Supplemental material podcasts can also be used to develop listening as a skill. In a study involving students at an American medical school, instructors used audio podcasts to supplement other instruction on the detection of heart murmurs in patients. Recordings of classical examples of heart murmurs were interspersed with educational materials made available to students in MP3 format. The study found that medical students who listened to approximately 500 repetitions of each type of murmur fared almost three times better in tests than students who had only traditional instruction. In legal education supplemental podcasts could be used to aid students in developing key legal skills, such as counselling, listening and communicating, basic tenets of traditional skills instruction.

“The true value of podcasting is its potential not necessarily to educate better but to educate further.” Use of a podcast as a supplemental learning material offers faculty the opportunity to connect students to material through another venue. Also, audio podcasting meets the needs of different learning styles. For example, an audio podcast can aid a primarily aural learner, thus providing that student a unique means to create his or her own learning environment.

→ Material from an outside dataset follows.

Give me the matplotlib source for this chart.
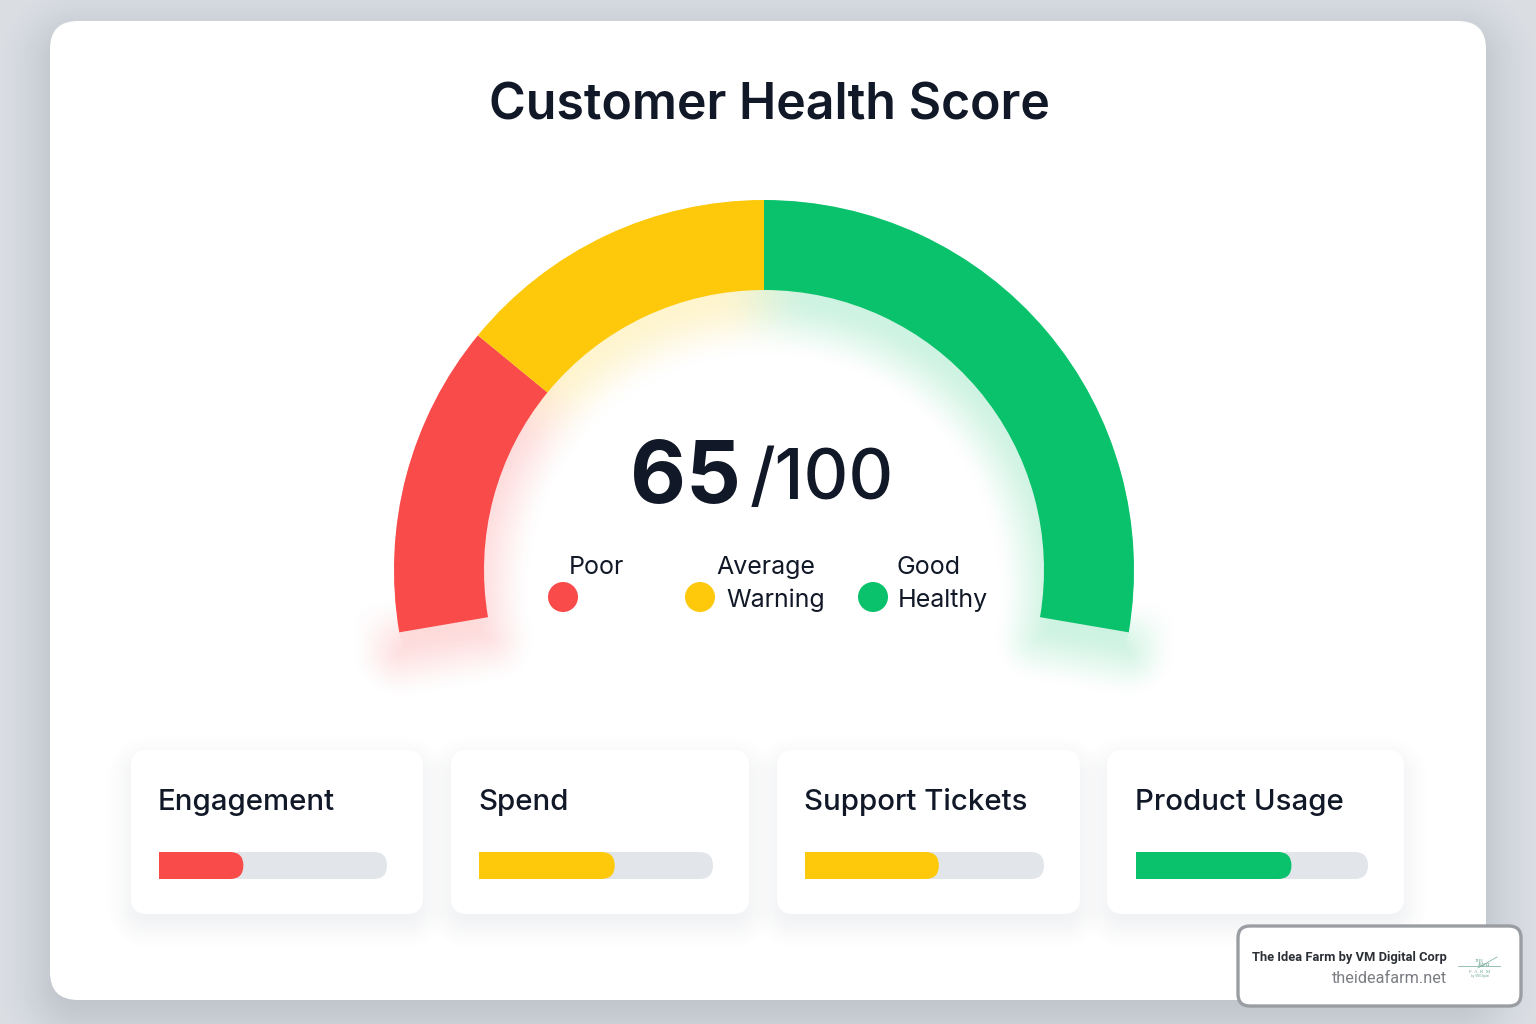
import numpy as np
import matplotlib
matplotlib.use("Agg")
import matplotlib.pyplot as plt
from matplotlib.patches import Wedge, FancyBboxPatch, Rectangle, Circle
from matplotlib.colors import to_rgb

# ---- data ----
title = "Customer Health Score"
score_value = "65"
score_total = "/100"
zone_names = ["Poor", "Warning", "Healthy"]
zone_shares = [24.6, 25.4, 50]
zone_colors = ["#F94B4A", "#FDC90A", "#0AC26C"]
legend_top = ["Poor", "Average", "Good"]
legend_bottom = ["", "Warning", "Healthy"]
metric_names = ["Engagement", "Spend", "Support Tickets", "Product Usage"]
metric_values = [37, 58, 56, 67]
metric_colors = ["#F94B4A", "#FDC90A", "#FDC90A", "#0AC26C"]
credit_name = "The Idea Farm by VM Digital Corp"
credit_site = "theideafarm.net"

# ---- layout (pixels) ----
W, H = 1536, 1024
INK = "#111827"
CX, CY, R_OUT, R_IN = 764, 570, 370, 280
START, SWEEP = 189.7, 199.4
plt.rcParams["font.family"] = ["Inter", "DejaVu Sans"]

fig = plt.figure(figsize=(W / 100, H / 100), dpi=100)
ax = fig.add_axes([0, 0, 1, 1])
yy, xx = np.mgrid[0:H, 0:W] + 0.5


def smooth(t):
    t = np.clip(t, 0, 1)
    return t * t * (3 - 2 * t)


def sdf_rect(x0, y0, x1, y1, r):
    qx = np.abs(xx - (x0 + x1) / 2) - ((x1 - x0) / 2 - r)
    qy = np.abs(yy - (y0 + y1) / 2) - ((y1 - y0) / 2 - r)
    return np.hypot(np.maximum(qx, 0), np.maximum(qy, 0)) + np.minimum(np.maximum(qx, qy), 0) - r


def layer(alpha, color, z):
    img = np.zeros((H, W, 4))
    img[..., :3] = color
    img[..., 3] = alpha
    ax.imshow(img, extent=(0, W, H, 0), zorder=z, interpolation="nearest", aspect="auto")


def rbox(x0, y0, x1, y1, r, **kw):
    p = FancyBboxPatch((x0 + r, y0 + r), x1 - x0 - 2 * r, y1 - y0 - 2 * r,
                       boxstyle=f"round,pad={r},rounding_size={r}", **kw)
    ax.add_patch(p)
    return p


# page background with a soft shadow of the large card
bg = np.zeros((H, W, 3))
bg[...] = to_rgb("#DADEE3")
ax.imshow(bg, extent=(0, W, H, 0), zorder=0, aspect="auto")
d = sdf_rect(50, 35, 1486, 1014, 28)
layer(0.30 * smooth(1 - (d + 30) / 85), to_rgb("#7C8494"), 1)
rbox(50, 21, 1486, 1000, 28, fc="white", ec="none", zorder=2)

# coloured glow under the gauge
gy = yy - 20
rho = np.hypot(xx - CX, gy - CY)
ang = np.degrees(np.arctan2(CY - gy, xx - CX))
from_top = np.abs(((ang - 90 + 180) % 360) - 180)
dr = np.abs(rho - (R_OUT + R_IN) / 2) - (R_OUT - R_IN) / 2
da = np.radians(from_top - SWEEP / 2) * rho
ds = np.hypot(np.maximum(dr, 0), np.maximum(da, 0)) + np.minimum(np.maximum(dr, da), 0)
rho0 = np.hypot(xx - CX, yy - CY)
keep = np.where(rho0 < R_OUT, 1.0, smooth((yy - (CY + 25)) / 60))
glow = 0.20 * smooth(1 - (ds + 16) / 66) * keep
lang = ((ang + 360 + 90) % 360) - 90  # continuous from -90 to 270
bounds = START - np.cumsum(zone_shares) / sum(zone_shares) * SWEEP
cols = np.array([to_rgb(c) for c in zone_colors])
w_red = smooth((lang - bounds[0] + 10) / 20)     # 1 in the red zone
w_grn = 1 - smooth((lang - bounds[1] + 10) / 20)  # 1 in the green zone
shade = (cols[2] * w_grn[..., None] + (1 - w_grn)[..., None]
         * (cols[0] * w_red[..., None] + cols[1] * (1 - w_red)[..., None]))
ax.imshow(np.dstack([shade, glow]), extent=(0, W, H, 0), zorder=3, aspect="auto", interpolation="nearest")

# gauge arcs (y axis runs down, hence the negated angles)
a = START
for share, col in zip(zone_shares, zone_colors):
    b = a - share / sum(zone_shares) * SWEEP
    ax.add_patch(Wedge((CX, CY), R_OUT, -a, -b, width=R_OUT - R_IN, fc=col, ec="none", zorder=5))
    a = b

# title and score
ax.text(769, 120, title, fontsize=36, fontweight="semibold", color=INK, ha="center", va="baseline", zorder=8)
ax.text(630, 503, score_value, fontsize=62, fontweight="bold", color=INK, ha="left", va="baseline", zorder=8)
ax.text(750, 499, score_total, fontsize=50, fontweight="medium", color=INK, ha="left", va="baseline", zorder=8)

# legend
for x, s in zip([569, 716, 896], legend_top):
    ax.text(x, 574, s, fontsize=18, color=INK, ha="left", va="baseline", zorder=8)
for x, tx, s, col in zip([563, 700, 873], [726, 726, 898], legend_bottom, zone_colors):
    ax.add_patch(Circle((x, 597), 15, fc=col, ec="none", zorder=8))
    if s:
        ax.text(tx, 607, s, fontsize=18, color=INK, ha="left", va="baseline", zorder=8)

# metric cards
cards = [(131, 423), (451, 749), (777, 1080), (1107, 1404)]
tracks = [(159, 387), (479, 713), (805, 1044), (1136, 1368)]
Y0, Y1 = 750, 914
BY0, BY1 = 852, 879
for (cx0, cx1) in cards:
    d = sdf_rect(cx0, Y0 + 10, cx1, Y1 + 10, 16)
    layer(0.10 * smooth(1 - (d + 16) / 44), to_rgb("#6B7488"), 3)
for (cx0, cx1), (tx0, tx1), name, val, col in zip(cards, tracks, metric_names, metric_values, metric_colors):
    rbox(cx0, Y0, cx1, Y1, 16, fc="white", ec="none", zorder=4)
    ax.text(tx0 - 1, 810, name, fontsize=21.2, fontweight="medium", color=INK, ha="left", va="baseline", zorder=8)
    rbox(tx0, BY0, tx1, BY1, 13.5, fc="#E2E5EA", ec="none", zorder=5)
    xv = tx0 + val / 100 * (tx1 - tx0)
    p = rbox(tx0 - 30, BY0, xv, BY1, 13.5, fc=col, ec="none", zorder=6)
    clip = Rectangle((tx0, BY0 - 1), xv - tx0 + 1, BY1 - BY0 + 2, transform=ax.transData)
    p.set_clip_path(clip)

# credit box
rbox(1238, 926, 1521, 1006, 12, fc="white", ec="#9A9DA1", lw=2.4, zorder=9)
ax.text(1447, 961, credit_name, fontsize=9.3, fontweight="bold", family="Roboto", color="#2B2F36",
        ha="right", va="baseline", zorder=10)
ax.text(1447, 983, credit_site, fontsize=11.7, family="Roboto", color="#7A7D82",
        ha="right", va="baseline", zorder=10)
LOGO = "#6FA893"
ax.text(1479, 962, "THE", fontsize=3.4, family="Liberation Serif", color=LOGO, ha="center", va="baseline", zorder=10)
ax.text(1483, 966, "Idea", fontsize=5, style="italic", family="Liberation Serif", color=LOGO, ha="center", va="baseline", zorder=10)
ax.plot([1458, 1500], [966, 966], color=LOGO, lw=0.5, zorder=10)
ax.plot([1478, 1497], [968, 957], color=LOGO, lw=0.5, zorder=10)
ax.text(1480, 973, "F  A  R  M", fontsize=3.6, family="Liberation Serif", color=LOGO, ha="center", va="baseline", zorder=10)
ax.text(1480, 977, "by VM Digital", fontsize=2.2, family="Liberation Sans", color=LOGO, ha="center", va="baseline", zorder=10)

ax.set_xlim(0, W)
ax.set_ylim(H, 0)
ax.axis("off")
fig.savefig("out.png", dpi=100)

If faculty focus on an educational goal then look to technology as a means to achieve the goal, the technology becomes a tool for learning rather than a modern gimmick. The decision to use a podcast or VLE is no different than deciding whether to describe a concept orally or write a chart on the board. At its essence, the goal is education not technology education. If we allow the technology generation gap to inhibit good instruction, we are turning a blind eye to new media that connect law students better to each other and the profession – and to us.